> Task requirements:
Print all of the data exactly as written.

★ ★ ★

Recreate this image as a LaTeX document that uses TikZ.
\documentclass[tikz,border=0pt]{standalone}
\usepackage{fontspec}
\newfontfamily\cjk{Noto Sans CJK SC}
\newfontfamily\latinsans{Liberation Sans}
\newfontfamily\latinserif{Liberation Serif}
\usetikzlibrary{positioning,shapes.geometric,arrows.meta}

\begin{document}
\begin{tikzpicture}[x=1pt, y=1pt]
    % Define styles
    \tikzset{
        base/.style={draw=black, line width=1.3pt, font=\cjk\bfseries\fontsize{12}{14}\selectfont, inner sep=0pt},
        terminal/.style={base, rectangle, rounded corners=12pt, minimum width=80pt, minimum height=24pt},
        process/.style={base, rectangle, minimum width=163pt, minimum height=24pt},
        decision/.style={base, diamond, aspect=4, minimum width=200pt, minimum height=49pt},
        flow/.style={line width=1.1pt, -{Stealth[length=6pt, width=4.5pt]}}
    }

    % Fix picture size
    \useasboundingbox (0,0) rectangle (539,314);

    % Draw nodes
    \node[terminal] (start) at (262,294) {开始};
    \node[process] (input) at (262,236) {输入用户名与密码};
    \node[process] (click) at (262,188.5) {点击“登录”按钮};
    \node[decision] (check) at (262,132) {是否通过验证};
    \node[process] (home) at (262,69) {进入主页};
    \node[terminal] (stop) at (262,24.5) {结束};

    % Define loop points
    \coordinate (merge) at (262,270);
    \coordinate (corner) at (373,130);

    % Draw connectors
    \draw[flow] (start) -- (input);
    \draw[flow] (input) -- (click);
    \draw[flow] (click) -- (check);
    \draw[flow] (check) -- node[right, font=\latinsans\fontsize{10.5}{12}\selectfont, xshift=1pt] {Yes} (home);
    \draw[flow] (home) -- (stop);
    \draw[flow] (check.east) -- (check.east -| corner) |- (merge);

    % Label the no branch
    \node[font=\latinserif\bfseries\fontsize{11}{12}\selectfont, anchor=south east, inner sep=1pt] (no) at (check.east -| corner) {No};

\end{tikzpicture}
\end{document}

★ ★ ★

> Solution for this problem:
Recreate this image as a LaTeX document that uses TikZ.
\documentclass[tikz,border=0pt]{standalone}
\usepackage{fontspec}
\newfontfamily\cjk{Noto Sans CJK SC}
\newfontfamily\latinsans{Liberation Sans}
\newfontfamily\latinserif{Liberation Serif}
\usetikzlibrary{positioning,shapes.geometric,arrows.meta}

\begin{document}
\begin{tikzpicture}[x=1pt, y=1pt]
    % Define styles
    \tikzset{
        base/.style={draw=black, line width=1.3pt, font=\cjk\bfseries\fontsize{12}{14}\selectfont, inner sep=0pt},
        terminal/.style={base, rectangle, rounded corners=12pt, minimum width=80pt, minimum height=24pt},
        process/.style={base, rectangle, minimum width=163pt, minimum height=24pt},
        decision/.style={base, diamond, aspect=4, minimum width=200pt, minimum height=49pt},
        flow/.style={line width=1.1pt, -{Stealth[length=6pt, width=4.5pt]}}
    }

    % Fix picture size
    \useasboundingbox (0,0) rectangle (539,314);

    % Draw nodes
    \node[terminal] (start) at (262,294) {开始};
    \node[process] (input) at (262,236) {输入用户名与密码};
    \node[process] (click) at (262,188.5) {点击“登录”按钮};
    \node[decision] (check) at (262,132) {是否通过验证};
    \node[process] (home) at (262,69) {进入主页};
    \node[terminal] (stop) at (262,24.5) {结束};

    % Define loop points
    \coordinate (merge) at (262,270);
    \coordinate (corner) at (373,130);

    % Draw connectors
    \draw[flow] (start) -- (input);
    \draw[flow] (input) -- (click);
    \draw[flow] (click) -- (check);
    \draw[flow] (check) -- node[right, font=\latinsans\fontsize{10.5}{12}\selectfont, xshift=1pt] {Yes} (home);
    \draw[flow] (home) -- (stop);
    \draw[flow] (check.east) -- (check.east -| corner) |- (merge);

    % Label the no branch
    \node[font=\latinserif\bfseries\fontsize{11}{12}\selectfont, anchor=south east, inner sep=1pt] (no) at (check.east -| corner) {No};

\end{tikzpicture}
\end{document}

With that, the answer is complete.